If I can spend 4 days arguing with myself about whether or not to do a hospital visit… it isn’t an emergency!  As long as I can see some improvement, even if it’s only a bit, I’ll resume my medical care after we resolve this homeless thing…

One thing at a time, right?

Things of the Past (from the archives)…

I know this prompt is a repeat, but my answer from last year still holds… and it’s always fun to look back on things we’ve written in the past, don’t you think?

As a girl of only eleven, I had already discovered the item I was most fond of… my survival!

Life has a way of sometimes being reduced to nothing more than a thing… an item to be played with, bartered, or thrown out when its usefulness has been expended!

For many souls, it can take an entire lifetime to figure this out, only really feeling the harsh bite of reality, as it begins to surface on or near retirement! Basically, most begin to take more notice of feeling less valuable to society as the body begins to slow and lose the ability to carry on at the same pace they’d once kept.

Then, there are souls like mine, who learned painfully early in life how little value they held, how they weren’t valuable enough to protect and care about… never worthy of being saved! This was my dark alleyway of existence, wandering through the night until I found a place to sleep… doing whatever I had to do in order to secure food, warmth, and sleep… never safety… just sleep! This life was not much, but it was mine, and I valued it above everything else!
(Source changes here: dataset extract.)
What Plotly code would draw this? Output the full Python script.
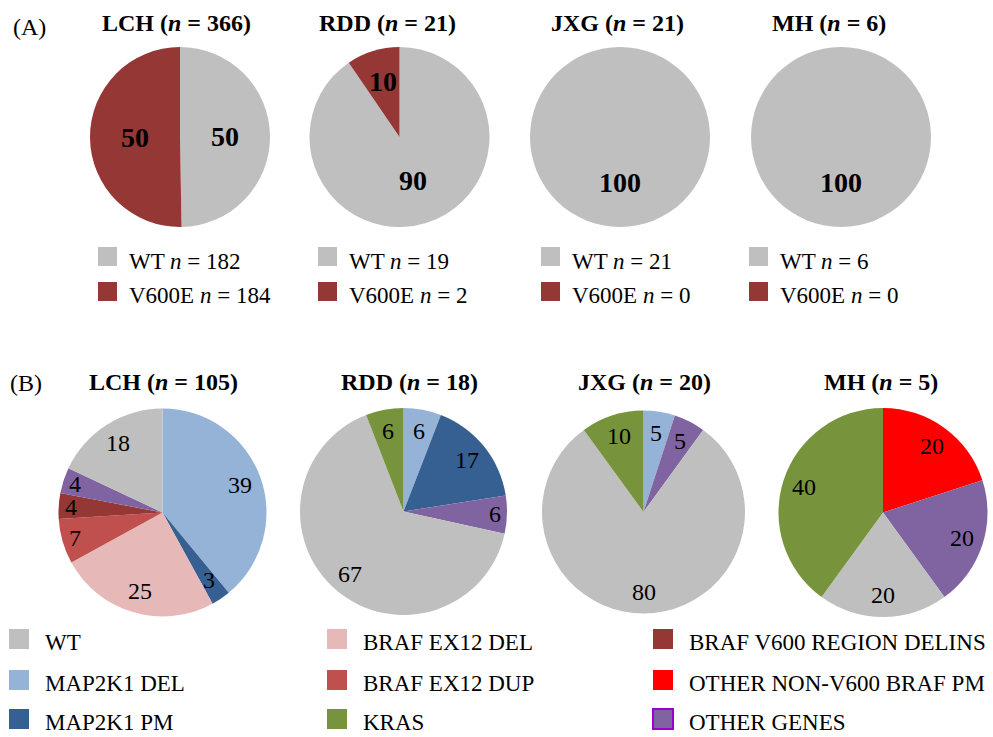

I’m 55 now and nearing the age when most are preparing for retirement and their golden years… but not this runaway!

I’m just getting started, I think, striving to prepare and strengthen myself for something bigger, better, and still yet to come.

 It has taken some considerably long years of running to find myself sitting here recalling what I’d valued so much in my youth.  Over the years, I’ve not cared for nor cherished it, as one might expect.  Battered, bruised, misused, and tossed aside is that item I valued so strongly as a child…

None the less, it’s still in tact, for the most part!

If you’ve any curiosity about what has become of the item I was so attached to as a youth, you need only read the letters I have written to you all, over this last year, here on WordPress. 

As this site is really all I have to show for explaining things, it will have to suffice as my best answer!